Charlotte noticed water seeping into their house from under the kitchen door one morning. She opened the door and found a tangle of seaweed and a small crab on the porch. That wasn’t so remarkable in south Florida, where the line between land and water is changeable and indistinct.
Scott persuaded Marella to join a swim team with the promise that she could spend more time at the shore when they were confident of her swimming ability. She wasn’t fast, but she had endurance. She swam slow laps for hours after team practice. “Maybe you can swim to the Bahamas one day,” Scott said.
“Okay,” Marella said. She spent her seventh summer dancing in the waves at the beach. Each visit to the shore began the same way. Marella would walk into the shallow water up to her hips, spread her arms, and slowly spin, chanting Oscar’s name. She said that he had a surname as well; it was Egad.
* * *
The night disturbances began the following year. At first, Marella slept through the snorting and gagging without waking.
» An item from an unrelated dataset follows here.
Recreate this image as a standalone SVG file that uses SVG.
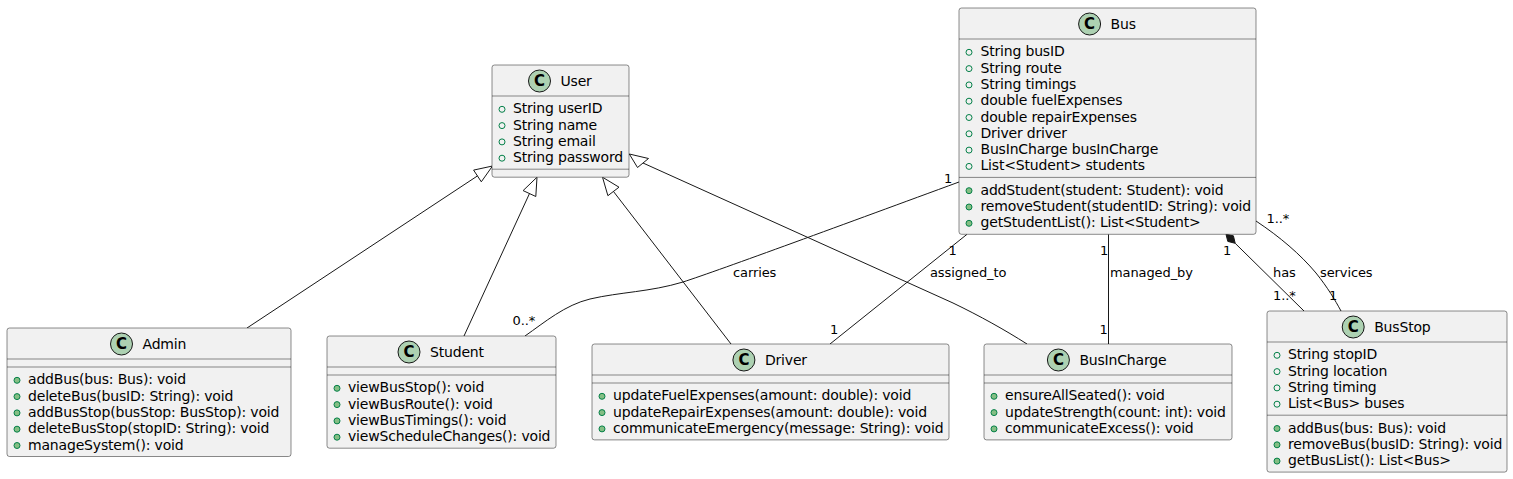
<svg xmlns="http://www.w3.org/2000/svg" width="1513" height="479" viewBox="0 0 1513 479">
<style>
.bg{fill:#FFFFFF}
.box{fill:#F1F1F1;stroke:#181818;stroke-width:0.5}
.sep{stroke:#181818;stroke-width:0.5}
.hc{fill:#ADD1B2;stroke:#181818;stroke-width:1}
.cl{font-family:"DejaVu Sans",sans-serif;font-size:15px;font-weight:bold;text-anchor:middle;fill:#000}
.t{font-family:"DejaVu Sans",sans-serif;font-size:14px;letter-spacing:-0.18px;fill:#000}
.fi{fill:none;stroke:#038048;stroke-width:1}
.mi{fill:#84BE84;stroke:#038048;stroke-width:1}
.ln{fill:none;stroke:#181818;stroke-width:1}
.ext{fill:none;stroke:#181818;stroke-width:1}
.dia{fill:#181818;stroke:#181818;stroke-width:1}
.lb{font-family:"DejaVu Sans",sans-serif;font-size:13px;letter-spacing:-0.1px;fill:#000}
</style>
<rect class="bg" x="0" y="0" width="1513" height="479"/>

<g id="connectors">
  <path class="ln" d="M247,328 L477.5,175.9"/>
  <polygon class="ext" points="492.5,166 481.3,181.8 473.6,170.1"/>
  <path class="ln" d="M464,336 L529.5,193.5"/>
  <polygon class="ext" points="537,177.2 535.8,196.5 523.1,190.6"/>
  <path class="ln" d="M731,344 L613.5,191.5"/>
  <polygon class="ext" points="602.5,177.2 619,187.2 607.9,195.7"/>
  <path class="ln" d="M1027,344 C1005,330 980,316 953,303 L643,163"/>
  <polygon class="ext" points="629.3,154 648.5,158.5 637.5,167.5"/>
  <path class="ln" d="M959,182 C850,222 720,270 683,282 C650,292 620,292 590,299 C565,305 545,322 525,336"/>
  <text class="lb" x="944" y="182.5">1</text>
  <text class="lb" x="733" y="277">carries</text>
  <text class="lb" x="512.5" y="325">0..*</text>
  <path class="ln" d="M967,234.3 L830,344"/>
  <text class="lb" x="948.5" y="254.5">1</text>
  <text class="lb" x="930" y="277">assigned_to</text>
  <text class="lb" x="830" y="333.5">1</text>
  <path class="ln" d="M1108.5,234.3 L1108.5,344"/>
  <text class="lb" x="1100" y="254.5">1</text>
  <text class="lb" x="1110" y="277">managed_by</text>
  <text class="lb" x="1099.5" y="333.5">1</text>
  <polygon class="dia" points="1226,234.3 1227.8,241.4 1235.2,243.3 1233.4,235.8"/>
  <path class="ln" d="M1235.2,243.3 L1304,311"/>
  <text class="lb" x="1223" y="254.5">1</text>
  <text class="lb" x="1273" y="277">has</text>
  <text class="lb" x="1273" y="300">1..*</text>
  <path class="ln" d="M1256,221 C1280,237 1300,254 1316,273 C1328,288 1335,300 1341,311"/>
  <text class="lb" x="1266.5" y="223">1..*</text>
  <text class="lb" x="1320" y="277">services</text>
  <text class="lb" x="1329" y="300">1</text>
</g>

<g id="User">
  <rect class="box" x="492" y="65" width="137" height="112.2" rx="2.5"/>
  <circle class="hc" cx="539.5" cy="81" r="11"/>
  <text class="cl" x="539.5" y="86.3">C</text>
  <text class="t" x="560.5" y="86">User</text>
  <line class="sep" x1="492" y1="96" x2="629" y2="96"/>
  <circle class="fi" cx="502" cy="109.3" r="3"/><text class="t" x="513" y="113.3">String userID</text>
  <circle class="fi" cx="502" cy="125.6" r="3"/><text class="t" x="513" y="129.6">String name</text>
  <circle class="fi" cx="502" cy="141.9" r="3"/><text class="t" x="513" y="145.9">String email</text>
  <circle class="fi" cx="502" cy="158.2" r="3"/><text class="t" x="513" y="162.2">String password</text>
  <line class="sep" x1="492" y1="169.2" x2="629" y2="169.2"/>
</g>

<g id="Bus">
  <rect class="box" x="959" y="8" width="297" height="226.3" rx="2.5"/>
  <circle class="hc" cx="1089.6" cy="24" r="11"/>
  <text class="cl" x="1089.6" y="29.3">C</text>
  <text class="t" x="1110.6" y="29">Bus</text>
  <line class="sep" x1="959" y1="39" x2="1256" y2="39"/>
  <circle class="fi" cx="969" cy="52.3" r="3"/><text class="t" x="980.5" y="56.3">String busID</text>
  <circle class="fi" cx="969" cy="68.6" r="3"/><text class="t" x="980.5" y="72.6">String route</text>
  <circle class="fi" cx="969" cy="84.9" r="3"/><text class="t" x="980.5" y="88.9">String timings</text>
  <circle class="fi" cx="969" cy="101.2" r="3"/><text class="t" x="980.5" y="105.2">double fuelExpenses</text>
  <circle class="fi" cx="969" cy="117.5" r="3"/><text class="t" x="980.5" y="121.5">double repairExpenses</text>
  <circle class="fi" cx="969" cy="133.8" r="3"/><text class="t" x="980.5" y="137.8">Driver driver</text>
  <circle class="fi" cx="969" cy="150.1" r="3"/><text class="t" x="980.5" y="154.1">BusInCharge busInCharge</text>
  <circle class="fi" cx="969" cy="166.4" r="3"/><text class="t" x="980.5" y="170.4">List&lt;Student&gt; students</text>
  <line class="sep" x1="959" y1="177.4" x2="1256" y2="177.4"/>
  <circle class="mi" cx="969" cy="190.7" r="3"/><text class="t" x="980.5" y="194.7">addStudent(student: Student): void</text>
  <circle class="mi" cx="969" cy="207" r="3"/><text class="t" x="980.5" y="211">removeStudent(studentID: String): void</text>
  <circle class="mi" cx="969" cy="223.3" r="3"/><text class="t" x="980.5" y="227.3">getStudentList(): List&lt;Student&gt;</text>
</g>

<g id="Admin">
  <rect class="box" x="7" y="328" width="284" height="128.5" rx="2.5"/>
  <circle class="hc" cx="121.5" cy="344" r="11"/>
  <text class="cl" x="121.5" y="349.3">C</text>
  <text class="t" x="142.5" y="349">Admin</text>
  <line class="sep" x1="7" y1="359" x2="291" y2="359"/>
  <line class="sep" x1="7" y1="367" x2="291" y2="367"/>
  <circle class="mi" cx="17" cy="380.3" r="3"/><text class="t" x="28" y="384.3">addBus(bus: Bus): void</text>
  <circle class="mi" cx="17" cy="396.6" r="3"/><text class="t" x="28" y="400.6">deleteBus(busID: String): void</text>
  <circle class="mi" cx="17" cy="412.9" r="3"/><text class="t" x="28" y="416.9">addBusStop(busStop: BusStop): void</text>
  <circle class="mi" cx="17" cy="429.2" r="3"/><text class="t" x="28" y="433.2">deleteBusStop(stopID: String): void</text>
  <circle class="mi" cx="17" cy="445.5" r="3"/><text class="t" x="28" y="449.5">manageSystem(): void</text>
</g>

<g id="Student">
  <rect class="box" x="327" y="336" width="229" height="112.2" rx="2.5"/>
  <circle class="hc" cx="409" cy="352" r="11"/>
  <text class="cl" x="409" y="357.3">C</text>
  <text class="t" x="430" y="357">Student</text>
  <line class="sep" x1="327" y1="367" x2="556" y2="367"/>
  <line class="sep" x1="327" y1="375" x2="556" y2="375"/>
  <circle class="mi" cx="337" cy="388.3" r="3"/><text class="t" x="348" y="392.3">viewBusStop(): void</text>
  <circle class="mi" cx="337" cy="404.6" r="3"/><text class="t" x="348" y="408.6">viewBusRoute(): void</text>
  <circle class="mi" cx="337" cy="420.9" r="3"/><text class="t" x="348" y="424.9">viewBusTimings(): void</text>
  <circle class="mi" cx="337" cy="437.2" r="3"/><text class="t" x="348" y="441.2">viewScheduleChanges(): void</text>
</g>

<g id="Driver">
  <rect class="box" x="592" y="344" width="357" height="95.9" rx="2.5"/>
  <circle class="hc" cx="743.9" cy="360" r="11"/>
  <text class="cl" x="743.9" y="365.3">C</text>
  <text class="t" x="764.9" y="365">Driver</text>
  <line class="sep" x1="592" y1="375" x2="949" y2="375"/>
  <line class="sep" x1="592" y1="383" x2="949" y2="383"/>
  <circle class="mi" cx="602" cy="396.3" r="3"/><text class="t" x="613" y="400.3">updateFuelExpenses(amount: double): void</text>
  <circle class="mi" cx="602" cy="412.6" r="3"/><text class="t" x="613" y="416.6">updateRepairExpenses(amount: double): void</text>
  <circle class="mi" cx="602" cy="428.9" r="3"/><text class="t" x="613" y="432.9">communicateEmergency(message: String): void</text>
</g>

<g id="BusInCharge">
  <rect class="box" x="984" y="344" width="248" height="95.9" rx="2.5"/>
  <circle class="hc" cx="1058.4" cy="360" r="11"/>
  <text class="cl" x="1058.4" y="365.3">C</text>
  <text class="t" x="1079.4" y="365">BusInCharge</text>
  <line class="sep" x1="984" y1="375" x2="1232" y2="375"/>
  <line class="sep" x1="984" y1="383" x2="1232" y2="383"/>
  <circle class="mi" cx="994" cy="396.3" r="3"/><text class="t" x="1005" y="400.3">ensureAllSeated(): void</text>
  <circle class="mi" cx="994" cy="412.6" r="3"/><text class="t" x="1005" y="416.6">updateStrength(count: int): void</text>
  <circle class="mi" cx="994" cy="428.9" r="3"/><text class="t" x="1005" y="432.9">communicateExcess(): void</text>
</g>

<g id="BusStop">
  <rect class="box" x="1267" y="311" width="240" height="161.1" rx="2.5"/>
  <circle class="hc" cx="1353.2" cy="327" r="11"/>
  <text class="cl" x="1353.2" y="332.3">C</text>
  <text class="t" x="1374.2" y="332">BusStop</text>
  <line class="sep" x1="1267" y1="342" x2="1507" y2="342"/>
  <circle class="fi" cx="1277" cy="355.3" r="3"/><text class="t" x="1288" y="359.3">String stopID</text>
  <circle class="fi" cx="1277" cy="371.6" r="3"/><text class="t" x="1288" y="375.6">String location</text>
  <circle class="fi" cx="1277" cy="387.9" r="3"/><text class="t" x="1288" y="391.9">String timing</text>
  <circle class="fi" cx="1277" cy="404.2" r="3"/><text class="t" x="1288" y="408.2">List&lt;Bus&gt; buses</text>
  <line class="sep" x1="1267" y1="415.2" x2="1507" y2="415.2"/>
  <circle class="mi" cx="1277" cy="428.5" r="3"/><text class="t" x="1288" y="432.5">addBus(bus: Bus): void</text>
  <circle class="mi" cx="1277" cy="444.8" r="3"/><text class="t" x="1288" y="448.8">removeBus(busID: String): void</text>
  <circle class="mi" cx="1277" cy="461.1" r="3"/><text class="t" x="1288" y="465.1">getBusList(): List&lt;Bus&gt;</text>
</g>
</svg>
Charlotte took her to a sleep lab to be tested for sleep apnea, but she didn’t show the symptoms when she slept away from home.
King tides — the seasonal high tides of spring and fall — began flooding the neighborhood, sometimes flowing into the house overnight. Charlotte and Scott rolled up the rugs and became careful not to leave anything on the terrazzo floor at night that could be damaged by salt water.
The sleep disturbances increased. Marella awakened gasping and coughing several times a week. “I felt a heavy weight on my whole body,” she said.